Some of the greatest corporations in the country are encouraging and helping employees to purchase shares of the capital stock. Over four and a quarter millions of shares, valued at four million five hundred and fifty-five thousand dollars, are held by 315,497 employees in twenty-five companies, and the total holding of employees in corporate stock is estimated at over seven hundred millions of dollars. Profit-sharing is also coming into practice—either profit-sharing with all eligible employees, or with those who have bought stock (who get advantages over the ordinary stockholder by receiving extra profits before the declaration of dividends) or with employees who participate in a company's savings plan, which is a fund made up of joint contributions by employer and employee.

[113] We have seen the condition of labor improving in matter of compensation and no doubt this has been the work of the trade unions. But we have seen signs of better relations between employer and employees. This generation is indeed witnessing a different outlook by owners of capital and to some extent by workers. The head of one of the leading banking houses of this country, known throughout the world, and himself a member of our Communion, has written a brilliant essay on the life of one who embodied in his day in the eye of the public all the qualities of what the public calls a Predatory Capitalist and who made an enormous fortune. The essayist insists that in the main his friend was misunderstood and misjudged; but in one case where public prejudice was particularly aroused our essayist says of the scheme that "it was planned and carried out in accordance with the then prevailing laws and usages, following a formula which was not at that time regarded as open to criticism." In other words, each period of time has its own standard of morals. Our author discusses the new and modern view of corporate and personal power and possession: "The undisturbed possession of the material rewards now given to success, because success presupposes service, can be perpetuated only if its beneficiaries exercise moderation, self-restraint and consideration for others in the use of their opportunities, and if their ability is exerted not merely for their own advantage, but also for the public good and the weal of their fellow-men." So far Capital. Now hear Labor represented by an address by Mr. Green, President of the American Federation of Labor: "The employers and employees owe it to themselves, to all who are dependent upon industry, and to our nation, to avoid subterfuges, to accept and engage in collective bargaining, to recognize and respect the rights of each other"; and he pleads for "the maintenance of [113/114] harmonious relations," "through personal association, honest and sincere dealing, through conference and education."
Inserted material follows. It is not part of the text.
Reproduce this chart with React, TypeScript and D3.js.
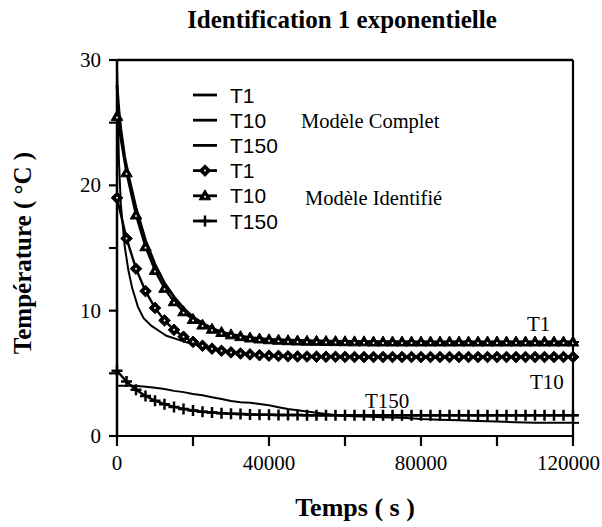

Now this is a new situation. Both sides are calling for mutual understanding and both are expressing the duty of public service. What has caused it? The spectacle of one-sixth of the population banded into a mutual company, nursing sick members by millions of visits and distributing to each other hundreds of millions of health literature, must have had a humanizing and spiritualizing effect not only upon the members but upon business generally; and then the extension of the system by which employers are co-operating with their men to care for each other in sickness and in death and in treating workers as human beings and not as machines, must have effect upon public opinion. But are these things causes or effects?
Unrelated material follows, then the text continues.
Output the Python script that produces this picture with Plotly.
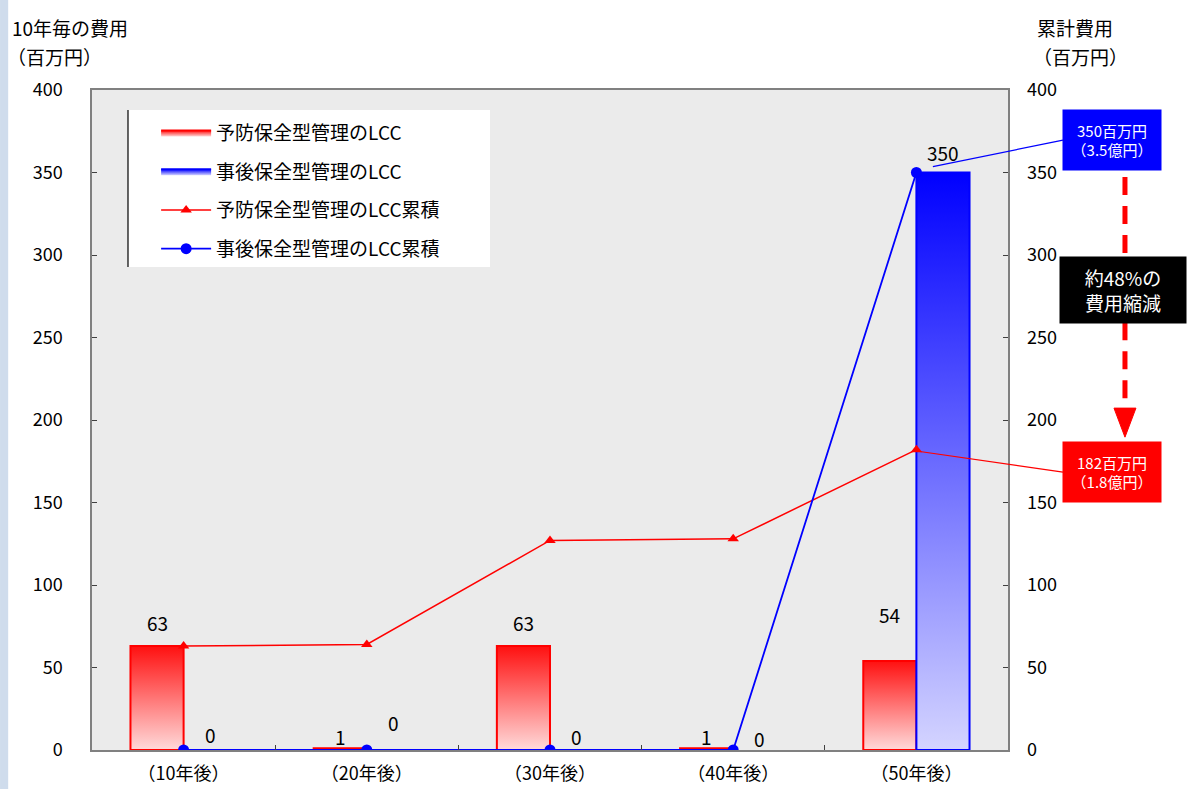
import plotly.graph_objects as go

categories = ["（10年後）", "（20年後）", "（30年後）", "（40年後）", "（50年後）"]
preventive_lcc = [63, 1, 63, 1, 54]
corrective_lcc = [0, 0, 0, 0, 350]
preventive_cum = [63, 64, 127, 128, 182]
corrective_cum = [0, 0, 0, 0, 350]
y_ticks = [0, 50, 100, 150, 200, 250, 300, 350, 400]

names = ["予防保全型管理のLCC", "事後保全型管理のLCC",
         "予防保全型管理のLCC累積", "事後保全型管理のLCC累積"]

# layout / style settings
BAR_W = 0.29
red_label_shift = [24, 12, 24, 12, 46]
blue_label_shift = [16, 28, 14, 12, 20]
FONT = "Noto Sans CJK JP"

fig = go.Figure()
xs = list(range(len(categories)))


def bar_shape(x0, x1, v):
    return [x0, x0, x1, x1, x0], [0, v, v, 0, 0]


for i, v in enumerate(preventive_lcc):
    bx, by = bar_shape(i - BAR_W, i, v)
    fig.add_trace(go.Scatter(
        x=bx, y=by, mode="lines", fill="toself",
        line=dict(color="#ff0000", width=2),
        fillgradient=dict(type="vertical",
                          colorscale=[[0, "#ffdada"], [1, "#ff1010"]]),
        name=names[0], legendgroup="g0", showlegend=(i == 0),
        hoverinfo="skip"))

for i, v in enumerate(corrective_lcc):
    if v <= 0:
        continue
    bx, by = bar_shape(i, i + BAR_W, v)
    fig.add_trace(go.Scatter(
        x=bx, y=by, mode="lines", fill="toself",
        line=dict(color="#0000ff", width=2),
        fillgradient=dict(type="vertical",
                          colorscale=[[0, "#d4d4ff"], [1, "#0000ff"]]),
        name=names[1], legendgroup="g1", showlegend=True,
        hoverinfo="skip"))

fig.add_trace(go.Scatter(
    x=xs, y=preventive_cum, mode="lines+markers", yaxis="y2",
    line=dict(color="#ff0000", width=1.5),
    marker=dict(symbol="triangle-up", size=10, color="#ff0000"),
    name=names[2], legendgroup="g2"))
fig.add_trace(go.Scatter(
    x=xs, y=corrective_cum, mode="lines+markers", yaxis="y2",
    line=dict(color="#0000ff", width=1.8),
    marker=dict(symbol="circle", size=11, color="#0000ff"),
    name=names[3], legendgroup="g3"))

annotations = []
for i, v in enumerate(preventive_lcc):
    annotations.append(dict(x=i - BAR_W / 2, y=v, xref="x", yref="y",
                            text=str(v), showarrow=False, yshift=red_label_shift[i],
                            font=dict(size=19, color="#000000")))
for i, v in enumerate(corrective_lcc):
    annotations.append(dict(x=i + BAR_W / 2, y=v, xref="x", yref="y",
                            text=str(v), showarrow=False, yshift=blue_label_shift[i],
                            font=dict(size=19, color="#000000")))

# axis titles
ttl = dict(showarrow=False, xanchor="left", yanchor="middle",
           xref="paper", yref="paper", font=dict(size=19, color="#000"))
annotations += [
    dict(x=-0.0895, y=1.094, text="10年毎の費用", **ttl),
    dict(x=-0.0945, y=1.050, text="（百万円）", **ttl),
    dict(x=1.0295, y=1.094, text="累計費用", **ttl),
    dict(x=1.025, y=1.050, text="（百万円）", **ttl),
]

# callout boxes
box = dict(showarrow=False, xanchor="center", yanchor="middle",
           xref="paper", yref="paper")
annotations += [
    dict(x=1.1135, y=0.924, text="350百万円<br>（3.5億円）",
         bgcolor="#0000ff", width=96, height=58,
         font=dict(size=15, color="#ffffff"), **box),
    dict(x=1.1135, y=0.421, text="182百万円<br>（1.8億円）",
         bgcolor="#ff0000", width=96, height=58,
         font=dict(size=15, color="#ffffff"), **box),
    dict(x=1.1256, y=0.697, text="約48%の<br>費用縮減",
         bgcolor="#000000", width=124, height=64,
         font=dict(size=19, color="#ffffff"), **box),
]

shapes = [
    # left decorative strip
    dict(type="rect", xref="paper", yref="paper", x0=-0.1004, x1=-0.0915,
         y0=-0.06, y1=1.137, fillcolor="#cfdcec", line=dict(width=0), layer="below"),
    # legend panel
    dict(type="rect", xref="paper", yref="paper", x0=0.0393, x1=0.4345,
         y0=0.7318, y1=0.9697, fillcolor="#ffffff", line=dict(width=0), layer="above"),
    dict(type="line", xref="paper", yref="paper", x0=0.0393, y0=0.7318,
         x1=0.0393, y1=0.9697, line=dict(color="#000000", width=1.2)),
    # connector lines
    dict(type="line", xref="paper", yref="paper", x0=0.918, y0=0.884,
         x1=1.060, y1=0.924, line=dict(color="#0000ff", width=1.2)),
    dict(type="line", xref="paper", yref="paper", x0=0.900, y0=0.453,
         x1=1.060, y1=0.421, line=dict(color="#ff0000", width=1.2)),
    # dashed arrow
    dict(type="line", xref="paper", yref="paper", x0=1.1277, y0=0.868,
         x1=1.1277, y1=0.747, line=dict(color="#ff0000", width=5, dash="18px,11px")),
    dict(type="line", xref="paper", yref="paper", x0=1.1277, y0=0.648,
         x1=1.1277, y1=0.520, line=dict(color="#ff0000", width=5, dash="18px,11px")),
    dict(type="path", xref="paper", yref="paper",
         path="M 1.1157 0.518 L 1.1397 0.518 L 1.1277 0.474 Z",
         fillcolor="#ff0000", line=dict(color="#ff0000", width=1)),
]

fig.update_layout(
    width=1190, height=789,
    margin=dict(l=92, r=182, t=90, b=39, autoexpand=False),
    paper_bgcolor="#ffffff", plot_bgcolor="#ebebeb",
    font=dict(family=FONT, size=16, color="#000000"),
    showlegend=True,
    legend=dict(x=0.070, y=0.964, xanchor="left", yanchor="top",
                bgcolor="rgba(0,0,0,0)", borderwidth=0, font=dict(size=19),
                traceorder="grouped", tracegroupgap=11,
                itemwidth=50),
    xaxis=dict(range=[-0.5, 4.5], tickvals=xs, ticktext=categories,
               ticks="", showgrid=False, zeroline=False, automargin=False,
               showline=True, linecolor="#808080", linewidth=1.5, mirror=True,
               tickfont=dict(size=18), ticklabelstandoff=7,
               minor=dict(tickvals=[0.5, 1.5, 2.5, 3.5], ticks="inside",
                          ticklen=5, tickcolor="#404040", showgrid=False)),
    yaxis=dict(range=[0, 400], tickvals=y_ticks, ticks="inside", ticklen=5,
               tickcolor="#404040", showgrid=False, zeroline=False, automargin=False,
               showline=True, linecolor="#808080", linewidth=1.5, mirror=True,
               tickfont=dict(size=18), ticklabelstandoff=24),
    yaxis2=dict(range=[0, 400], tickvals=y_ticks, overlaying="y", side="right",
                ticks="inside", ticklen=5, tickcolor="#404040", showgrid=False,
                zeroline=False, showline=False, automargin=False,
                tickfont=dict(size=18), ticklabelstandoff=18),
    annotations=annotations,
    shapes=shapes,
)

fig.write_html("out.html", config={"displayModeBar": False},
               post_script="document.body.style.margin='0';document.body.style.padding='0';")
In our generation there has been an arousing of public conscience. People and especially Christian people and more particularly Catholics have seen and studied the facts. Aroused by the conflicts and the cries of the working people, they have investigated and tried to get at fundamentals. Catholics have been studying how to apply Catholic principles. In England in the eighteenth and most of the nineteenth centuries, Protestantism was the religion of England outside the Church of England and to a large extent inside and it was frankly materialistic. The Church so far as we know stood passive. It was a benevolent Anglican clergyman who in 1785 urged the general adoption of the rule in Rutland, that no person be allowed relief on account of any child above six years of age who should not be able to knit, nor on account of any child above nine years of age who should not be able to spin either linen or wool. Meanwhile, great wealth accumulated, much of it by the exploitation of labor, and [114/115] it was not only unrebuked, but the recipients were the religious people of the time. It is this generation that has witnessed in our own Communion the leadership of Bishop Gore and Scott-Holland and a band of Catholics in declaiming against existing conditions and pleading for social justice, for the rights of workers; the pronouncements of the Lambeth Conferences, and the General Conventions of our own Church and our organizations for social service; and in the Roman Catholic Church the encyclicals of the Popes and the addresses of the American hierarchy. What has caused the tremendous change in public opinion, the awakening of public conscience in respect of industrial relations, except the unceasing and increasing Christian agitation, in which there has been Catholic leadership? The last Anglo-Catholic Congress in England was devoted solely to the rights of Labor in industry and the housing of the workers; and the ringing words of Bishop Weston in closing the previous Congress have become a classic. In the present mining strike in England eight Anglican Bishops led other religious leaders in intervention in a plea for peace.

It is for Catholics to keep up the work of fostering and leading in the work of industrial peace. It is to change and lift up what our author called "the prevailing laws and usages"; to elevate the standards of morals in business. It is well to avoid catch words and slogans. Capitalism has to be defined. There is no use of using the word unless people understand what you mean. It is absurd to expect to carry the work of the world without capital. Then "Socialism." What is it? There is no definition upon which all who profess it are agreed. It is Studdert-Kennedy whom most people I suspect would think to be a Socialist who says Socialism is no more Christian than Capitalism. "Excess profits." What are they in business and industry? Who shall limit the [115/116] rewards of ability, initiative and hard work? What is of importance is the use of them. In industry it seems right and in accordance with religious principles that labor should share with capital in the returns. It seems advisable and in the promotion of industrial peace that there should be some share in management by labor. The law of charity should make employer and employees to be not antagonistic, but in a real sense partners in interest. Unselfishness, self-sacrifice and service—these are the Catholic watchwords. There is nothing in the world that appeals to a man's conscience like service. Ambition fades. The glory of wealth fades. Extent of power fades. What does remain here and throughout eternity is that every man try his best in serving God to serve well his fellow-men. That is the Catholic doctrine to preach and to practice. I was asked in London to contribute to one of the principal literary weeklies an article on "What Is the Matter with the World." I declined. The paper probably wouldn't have published the answer. It is that the world does not practice the Catholic religion in international relations, in business, in industry. That is the religion of love. And that means service. And the Catholic duty is to act it and to do all that is possible by precept to create an atmosphere, a public sentiment for unselfish love of our fellow-men.